There's other factors that add to the 35FPS... Faster FSB alone gives a chunk of performance as well as faster cache.

If the game slows down to 10FPS in some areas but speeds up to 30FPS when you face a wall, it's better to work on the low frame rate cause (cache size, speed) instead of more ISA clock. IMO

MikeSG wrote on 2025-03-15, 07:57:

It's hard to get on a 486 or 386-486 hybrid with only 16-bit ISA slots.

I doubt this - a good chipset like UMC will get much better results:
Re: ISA overclock on BX and Via mobos

That YouTube video only shows achieving 21.0FPS at 10Mhz ISA bus with a SiS471 chipset and a AMD 5x86 running at 3x50, which is significantly worse than my 31.2 FPS result with a UMC UM8498F chipset and a AMD 5x86 running at 4x40 FSB at the same ISA bus speed, and that mobo I'm using is a PC Chips M912 v1.7 with fake cache. Not to mention that the UM8498F was the preferred chipset for late-era ISA-only 486 boards, most of those completely lacking L2 cache:
https://theretroweb.com/motherboards/?page=1& … %5D%5Bsign%5D==

While ISA mach32 can hit the top ISA speed with mode 13h, "Mode X" is at about 10% slower than Cirrus Logic GD542x, WD90c3x and Headland HT216 which all hit top speeds, at least with my 430TX and AMD K6-3+ (6*83) setup where I've done a lot more tests on:

(those yellow results for Quake's vid_mode 1 are minor visual glitches with UI elements, since both cards are sensitive to higher ISA bus speeds)

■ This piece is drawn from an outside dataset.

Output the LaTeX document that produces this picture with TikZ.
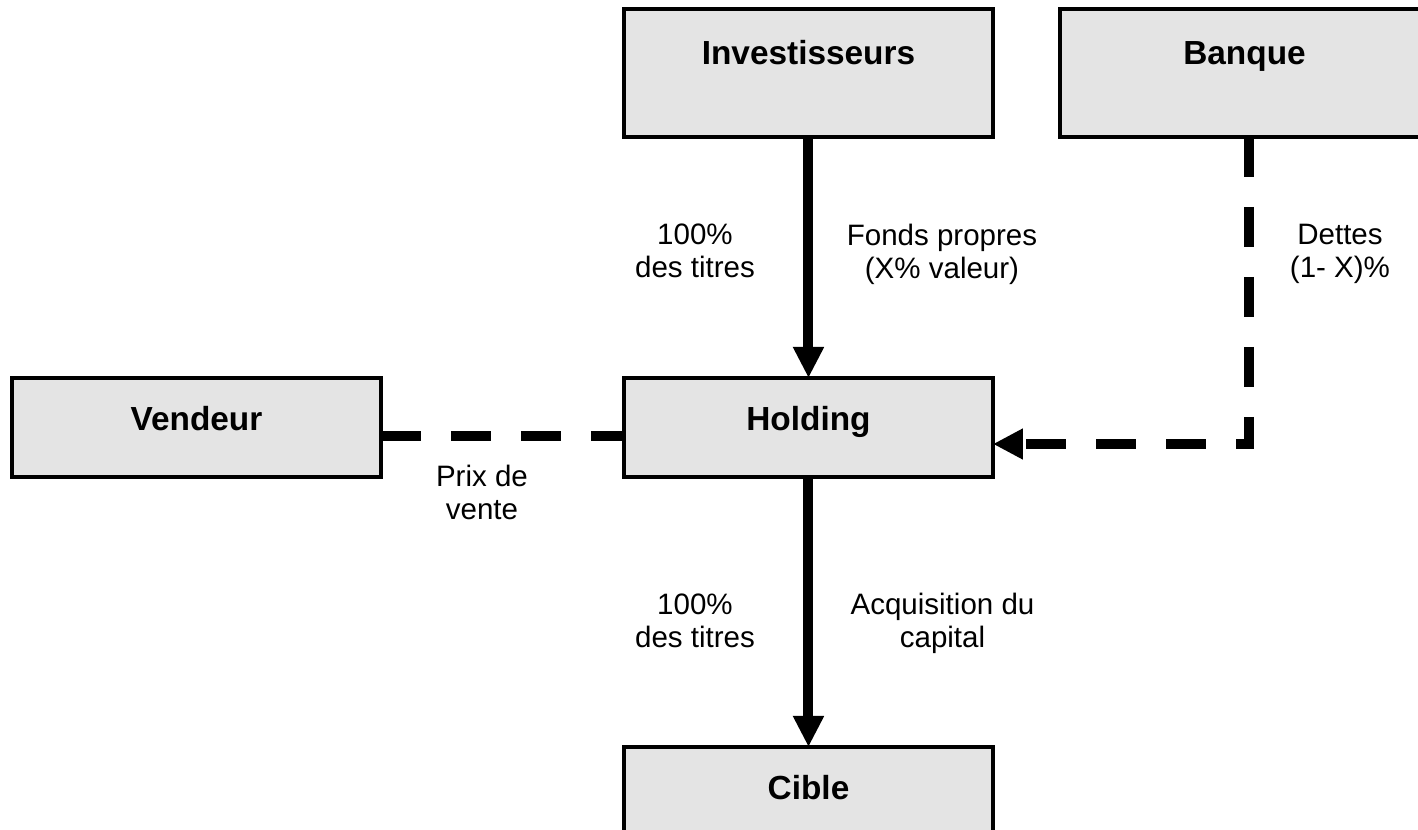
\documentclass[tikz,border=0pt]{standalone}
\usepackage{fontspec}
\setmainfont{Liberation Sans}
\usepackage{tikz}
\usetikzlibrary{arrows.meta, positioning, calc}

\definecolor{boxgray}{RGB}{228,228,228}

\begin{document}
\begin{tikzpicture}[
    every node/.style={font=\fontsize{16.8pt}{18.8pt}\selectfont},
    box/.style={
        rectangle,
        minimum width=7.38cm,
        inner ysep=0pt,
        outer sep=0pt,
        text height=1.06cm,
        text depth=0.92cm,
        text centered,
        draw=black,
        line width=1.8pt,
        fill=boxgray,
        font=\fontsize{19pt}{22pt}\selectfont\bfseries
    },
    tallbox/.style={
        box,
        text height=1.12cm,
        text depth=1.44cm
    },
    lbl/.style={
        align=center,
        anchor=base
    },
    arrow/.style={
        line width=0.2cm,
        -{Triangle[width=0.58cm,length=0.62cm]}
    },
    dashline/.style={
        line width=0.2cm,
        dash pattern=on 0.8cm off 0.6cm
    },
    dasharrow/.style={
        dashline,
        -{Triangle[width=0.58cm,length=0.6cm]}
    }
]
\useasboundingbox (-16.17,-8.05) rectangle (12.19,8.55);

% Holding in the middle
\node (holding) [box] {Holding};

% Around the holding
\node (invest) [tallbox, above=4.82cm of holding] {Investisseurs};
\node (banque) [tallbox, right=1.34cm of invest] {Banque};
\node (vendeur) [box, left=4.86cm of holding] {Vendeur};
\node (cible) [box, below=5.4cm of holding] {Cible};

% Arrows
\draw [arrow] (invest) -- (holding);
\draw [arrow] (holding) -- (cible);
\draw [dashline] ([yshift=-0.17cm]vendeur.east) -- ([yshift=-0.17cm]holding.west);
\draw [dasharrow] ([xshift=0.09cm]banque.south) |- ([yshift=-0.33cm]holding.east);

% Labels (base = last line)
\node (titresup) [lbl] at ($(holding.center)+(-2.27,2.99)$) {100\%\\des titres};
\node (fonds) [lbl] at ($(holding.center)+(2.67,2.97)$) {Fonds propres\\(X\% valeur)};
\node (dettes) [lbl] at ($(holding.center)+(10.63,2.99)$) {Dettes\\(1- X)\%};
\node (prix) [lbl] at ($(holding.center)+(-6.53,-1.85)$) {Prix de\\vente};
\node (titresinf) [lbl] at ($(holding.center)+(-2.27,-4.41)$) {100\%\\des titres};
\node (acquis) [lbl] at ($(holding.center)+(2.68,-4.41)$) {Acquisition du\\capital};

\end{tikzpicture}
\end{document}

The SiS 486 chipsets have poor ISA performance - I immediately discarded testing with my SiS 496/497 board (Lucky Star LS-486E) as the results with a GD5434 were atrocious:

1SiS496/497
2==========
3AMD DX5-160 (10Mhz ISA)
4doom 17.830
5
6AMD DX5-160 (13.3Mhz ISA)
7doom 20.944

You said the test at 10Mhz ISA was originally done on the 430TX motherboard at 83Mhz FSB....

Maybe you could redo the tests on the UMC UM8498F if you get the same as the 430TX motherboard on a 486 with no cache... that doesn't sound right

He gets: (https://youtu.be/t7Wwx1S-e6E?t=1106)
35.7 @ 3x50Mhz, 25Mhz ISA
30.5 @ 4x40Mhz, 20Mhz ISA
30.4 @ 5x50Mhz, 16.6Mhz ISA
30.4 @ 3x50Mhz, 16.6Mhz ISA

The SIS 496/497 scores are accurate for a 486 at that ISA clock.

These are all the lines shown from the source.